Perry menjelaskan alasan pesimistis ini karena ekspor diprakirakan lebih rendah sehubungan dengan melambatnya permintaan negara-negara mitra dagang utama, kecuali Amerika Serikat. 

"Konsumsi rumah tangga juga masih lemah, khususnya golongan menengah ke bawah sehubungan dengan belum kuatnya ekspektasi penghasilan dan ketersediaan lapangan kerja. Pada saat yang sama, dorongan investasi swasta juga belum kuat karena masih lebih besarnya kapasitas produksi dalam memenuhi permintaan, baik domestik maupun ekspor," ujar Perry dalam konferensi pers, Rabu (15/1/2025).
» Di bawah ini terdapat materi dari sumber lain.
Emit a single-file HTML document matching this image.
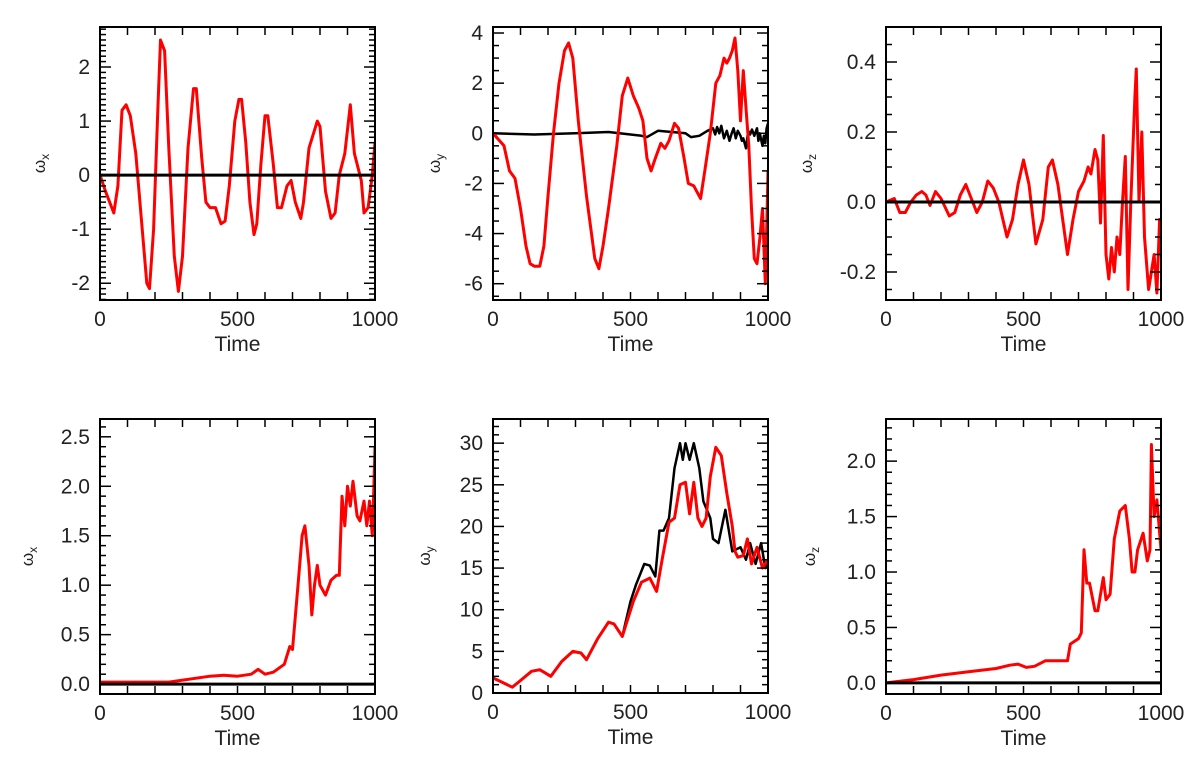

Selain itu, keputusan penurunan suku bunga acuan juga diambil karena BI melihat mulai adanya kejelasan arah pemerintah Amerika Serikat di bawah pemerintahan Donald Trump dan kebijakan bank sentral Federal Reserves atau the Fed terkait suku bunga acuan Fed Fund Rate (FFR).

Perry tidak menampik bahwa masih ada ketidakjelasan, tetapi BI masih bisa menakar dampak kebijakan pemerintah AS terhadap defisit fiskal, kenaikan US Treasury dan penurunan suku bunga.

"Masih bisa menakar arah kebijakan AS untuk defisit fiskal untuk tahun besar mulai kelihatan menjadi 7,7% dan berapa besarnya dampak terhadap kenaikan ke US Treasury 2 tahun dan 10 tahun, juga arah FFR yang semula [pemotongan] 50 basis poin, kami mulai paham kemungkinan tahun ini hanya sekali 25 basis poin," ujarnya.

Selanjutnya, BI juga mencermati tingkat inflasi Indonesia yang rendah dan nilai tukar yang relatif stabil serta sejalan dengan fundamental saat ini.